=== Provided data ===
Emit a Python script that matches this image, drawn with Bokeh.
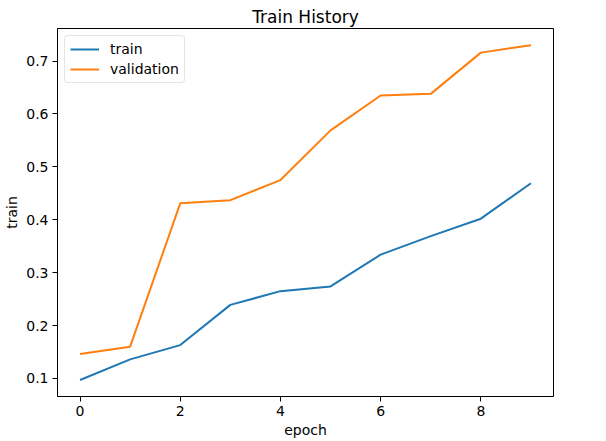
from bokeh.plotting import figure
from bokeh.models import Range1d, FixedTicker, Legend, LegendItem
from bokeh.embed import file_html
from bokeh.resources import INLINE

epochs = [0, 1, 2, 3, 4, 5, 6, 7, 8, 9]
train = [0.097, 0.136, 0.163, 0.239, 0.265, 0.274, 0.334, 0.369, 0.402, 0.469]
validation = [0.146, 0.160, 0.431, 0.437, 0.475, 0.569, 0.635, 0.638, 0.716, 0.730]
x_ticks = [0, 2, 4, 6, 8]
y_ticks = [0.1, 0.2, 0.3, 0.4, 0.5, 0.6, 0.7]

FONT = "DejaVu Sans"

p = figure(width=606, height=441, output_backend="svg", toolbar_location=None,
           title="Train History",
           x_range=Range1d(-0.45, 9.45), y_range=Range1d(0.0658, 0.7616),
           min_border_left=57, min_border_right=53, min_border_top=28, min_border_bottom=45)

p.title.align = "center"
p.title.text_font = FONT
p.title.text_font_size = "17px"
p.title.text_font_style = "normal"
p.title.text_color = "black"
p.title.standoff = 4

p.xgrid.visible = False
p.ygrid.visible = False
p.outline_line_color = "black"
p.outline_line_width = 1
p.outline_line_alpha = 1

for ax, ticks, lab in ((p.xaxis, x_ticks, "epoch"), (p.yaxis, y_ticks, "train")):
    ax.ticker = FixedTicker(ticks=ticks)
    ax.axis_label = lab
    ax.axis_label_text_font = FONT
    ax.axis_label_text_font_size = "14px"
    ax.axis_label_text_font_style = "normal"
    ax.axis_label_text_color = "black"
    ax.major_label_text_font = FONT
    ax.major_label_text_font_size = "14px"
    ax.major_label_text_color = "black"
    ax.major_tick_out = 5
    ax.major_tick_in = 0
    ax.minor_tick_out = 0
    ax.minor_tick_in = 0
    ax.major_label_standoff = 4
    ax.axis_label_standoff = 3
    ax.axis_line_color = "black"
    ax.major_tick_line_color = "black"

r1 = p.line(epochs, train, line_color="#1f77b4", line_width=2)
r2 = p.line(epochs, validation, line_color="#ff7f0e", line_width=2)

legend = Legend(items=[LegendItem(label="train", renderers=[r1]),
                       LegendItem(label="validation", renderers=[r2])],
                location="top_left")
legend.margin = 7
legend.padding = 5
legend.spacing = 4
legend.glyph_width = 29
legend.glyph_height = 16
legend.label_height = 16
legend.label_standoff = 11
legend.label_text_font = FONT
legend.label_text_font_size = "14px"
legend.label_text_color = "black"
legend.border_line_color = "#cccccc"
legend.border_line_width = 1
legend.border_radius = 4
legend.background_fill_alpha = 0.8
p.add_layout(legend)

open("out.html", "w").write(file_html(p, INLINE))
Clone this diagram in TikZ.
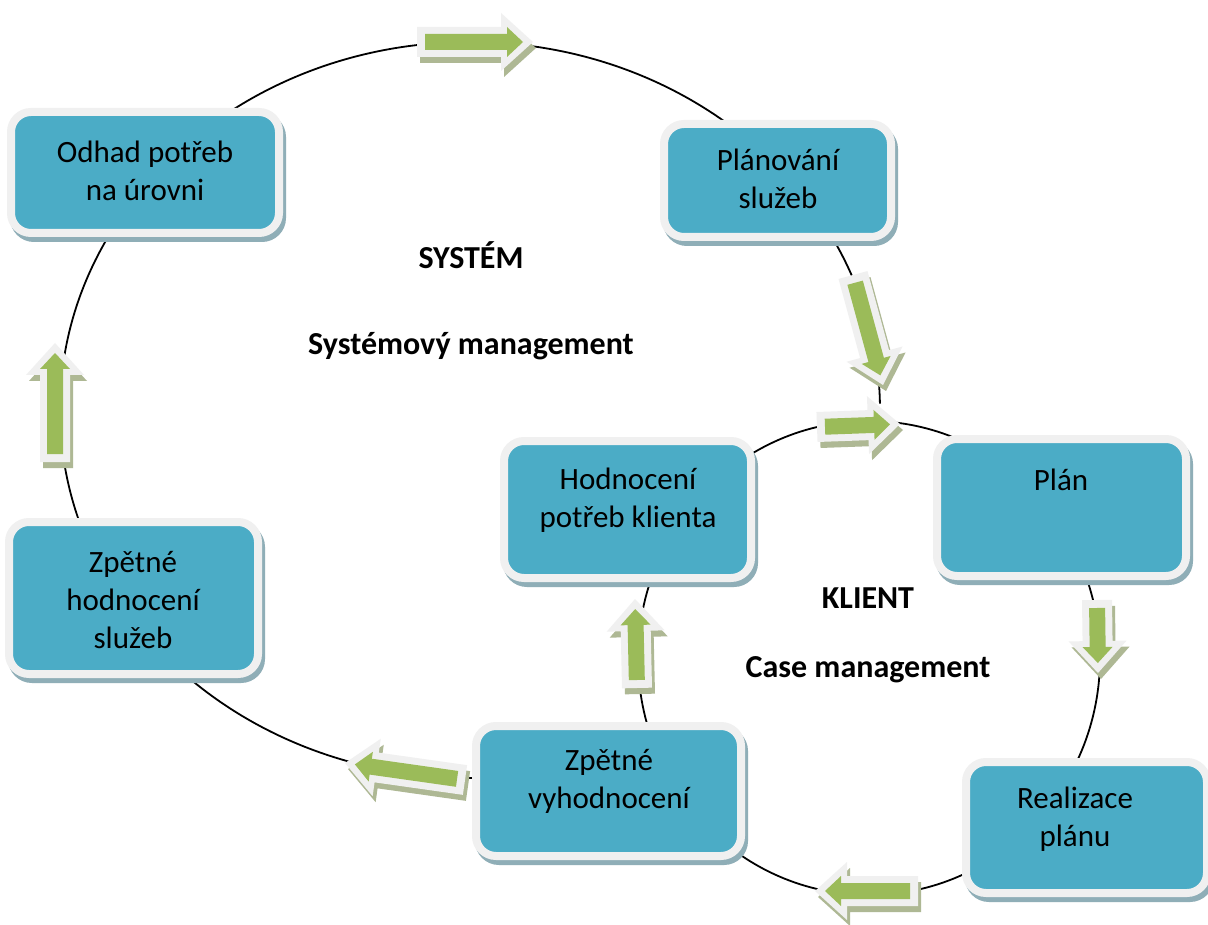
\documentclass[tikz,border=0pt]{standalone}
\usepackage{fontspec}
\setmainfont{Carlito}
\usetikzlibrary{shadows,calc}
\definecolor{boxteal}{HTML}{4BACC6}
\definecolor{framegray}{HTML}{F0F0F0}
\definecolor{boxshadow}{HTML}{8FAEB7}
\definecolor{agreen}{HTML}{9BBB59}
\definecolor{ashadow}{HTML}{AEB894}
\tikzset{
  box/.style={draw=framegray, line width=8pt, fill=boxteal, rounded corners=20pt, inner sep=0pt,
    general shadow={shadow xshift=3pt, shadow yshift=-5pt, fill=boxshadow, draw=boxshadow, line width=8pt}},
  lbl/.style={font=\fontsize{31}{38}\selectfont, align=center, inner sep=0pt},
  ttl/.style={font=\bfseries\fontsize{32}{38}\selectfont, inner sep=0pt},
  circ/.style={draw=black, line width=1.8pt},
}
\newcommand\mybox[5]{\node[box, minimum width={#4-#2-8}, minimum height={#5-#3-8}] (#1) at ({(#2+#4)/2},{(#3+#5)/2}) {};}
\newcommand\barrow[4]{%
  \pgfmathsetmacro\arang{atan2(-(#4-#2),#3-#1)}%
  \pgfmathsetmacro\arlen{veclen(#3-#1,#4-#2)}%
  \begin{scope}[shift={(#1+3,#2+6)}, rotate=\arang]
    \fill[ashadow] (0,-15) -- (\arlen-32,-15) -- (\arlen-32,-29) -- (\arlen,0) -- (\arlen-32,29) -- (\arlen-32,15) -- (0,15) -- cycle;
  \end{scope}
  \begin{scope}[shift={(#1,#2)}, rotate=\arang]
    \fill[framegray] (0,-15) -- (\arlen-32,-15) -- (\arlen-32,-29) -- (\arlen,0) -- (\arlen-32,29) -- (\arlen-32,15) -- (0,15) -- cycle;
    \fill[agreen] (8,-8) -- (\arlen-26,-8) -- (\arlen-26,-15) -- (\arlen-10,0) -- (\arlen-26,15) -- (\arlen-26,8) -- (8,8) -- cycle;
  \end{scope}}
\begin{document}
\begin{tikzpicture}[x=1pt,y=-1pt]
\useasboundingbox[fill=white] (0,0) rectangle (1208,925);
% cycles
\coordinate (bigc) at (470,410);
\draw[circ] ($(bigc)+({410*cos(-1)},{368*sin(-1)})$) arc[start angle=-1, end angle=-272, x radius=410, y radius=368];
\coordinate (smallc) at (869,658);
\draw[circ] (smallc) ellipse [x radius=231, y radius=237];
% boxes
\mybox{odhad}{7}{108}{283}{237}
\mybox{planovani}{660}{120}{895}{241}
\mybox{plan}{933}{435}{1190}{580}
\mybox{hodnoceni}{500}{437}{755}{582}
\mybox{zpetnehod}{5}{518}{262}{678}
\mybox{zpetnevyh}{472}{722}{745}{860}
\mybox{realizace}{962}{758}{1211}{897}
% box texts
\node[lbl] (t1) at (145,171) {Odhad potřeb\\na úrovni};
\node[lbl] (t2) at (778,179) {Plánování\\služeb};
\node[lbl] (t3) at (1061,480) {Plán};
\node[lbl] (t4) at (628,500) {Hodnocení\\potřeb klienta};
\node[lbl] (t5) at (133,600) {Zpětné\\hodnocení\\služeb};
\node[lbl] (t6) at (609,781) {Zpětné\\vyhodnocení};
\node[lbl] (t7) at (1075,819) {Realizace\\plánu};
% titles
\node[ttl] (s1) at (471,255) {SYSTÉM};
\node[ttl] (s2) at (471,346) {Systémový management};
\node[ttl] (k1) at (868,598) {KLIENT};
\node[ttl] (k2) at (868,670) {Case management};
% block arrows
\barrow{417}{42}{533}{42}
\barrow{853}{275}{883}{385}
\barrow{817}{427}{900}{424}
\barrow{55}{462}{55}{343}
\barrow{637}{688}{635}{599}
\barrow{1097}{600}{1098}{673}
\barrow{918}{891}{815}{891}
\barrow{465}{780}{345}{763}
\end{tikzpicture}
\end{document}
===
*Aim of the exercise*
Omitting all pictures, restate exactly the lines of the material from its start through the line that contains "p.outline_line_alpha = 1".

*Task response*
Emit a Python script that matches this image, drawn with Bokeh.
from bokeh.plotting import figure
from bokeh.models import Range1d, FixedTicker, Legend, LegendItem
from bokeh.embed import file_html
from bokeh.resources import INLINE

epochs = [0, 1, 2, 3, 4, 5, 6, 7, 8, 9]
train = [0.097, 0.136, 0.163, 0.239, 0.265, 0.274, 0.334, 0.369, 0.402, 0.469]
validation = [0.146, 0.160, 0.431, 0.437, 0.475, 0.569, 0.635, 0.638, 0.716, 0.730]
x_ticks = [0, 2, 4, 6, 8]
y_ticks = [0.1, 0.2, 0.3, 0.4, 0.5, 0.6, 0.7]

FONT = "DejaVu Sans"

p = figure(width=606, height=441, output_backend="svg", toolbar_location=None,
           title="Train History",
           x_range=Range1d(-0.45, 9.45), y_range=Range1d(0.0658, 0.7616),
           min_border_left=57, min_border_right=53, min_border_top=28, min_border_bottom=45)

p.title.align = "center"
p.title.text_font = FONT
p.title.text_font_size = "17px"
p.title.text_font_style = "normal"
p.title.text_color = "black"
p.title.standoff = 4

p.xgrid.visible = False
p.ygrid.visible = False
p.outline_line_color = "black"
p.outline_line_width = 1
p.outline_line_alpha = 1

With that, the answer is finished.